Microsoft has seen significant momentum in its Azure infrastructure-as-a-service (IaaS) and platform-as-a-service (PaaS) offerings. As noted by Phil Sorgen, the company’s corporate vice president of its Worldwide Partner Group, Microsoft is signing on about 8,000 new customers to Azure each week and has made several inroads into the enterprise market. Microsoft claims 57 percent of Fortune 500 organizations are now using Azure.
Microsoft also introduced a new certification program for software vendors. Dubbed Microsoft Azure Certified for Virtual Machines, the program is meant to boost software-as-a-service (SaaS) offerings on Azure by enabling software vendors with new way to promote and sell their applications.

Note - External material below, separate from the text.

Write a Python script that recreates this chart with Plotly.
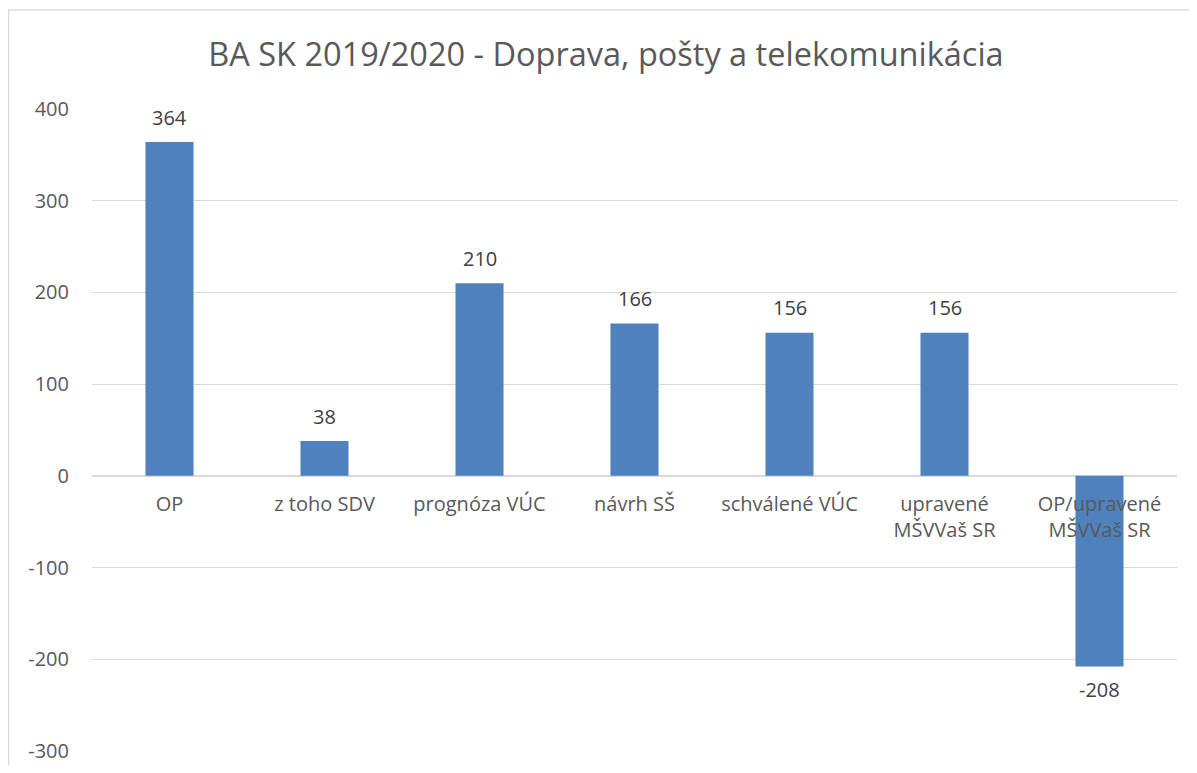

Part of this is the new Microsoft Azure Certified logo that can be used to market any applications that meet the Azure program’s requirements. Software vendors that qualify can also list their apps in the Azure Virtual Machines Gallery, gain additional exposure via Azure and co-marketing programs, build a sales channel with Azure, access Azure’s worldwide customer base and get listed in the Azure VM Gallery side by side with Microsoft’s own cloud services.
Microsoft executives also discussed the new Cloud Solutions Provider channel partner program, which will enable the vendor’s network of resellers to better sell into the small- and medium-business (SMB) market.
But not all the news this was necessarily good: Microsoft is tightening its belt as it continues to move more into the cloud, which means it will eliminate up to 18,000 jobs over the next year. The majority of those will come from its Nokia acquisition, but Microsoft also plans to cut jobs in sales, marketing and engineering.
The assumption has to be that its cloud services units will be largely untouched, considering their importance to Nadella, Microsoft’s partner community and its growing number of customers.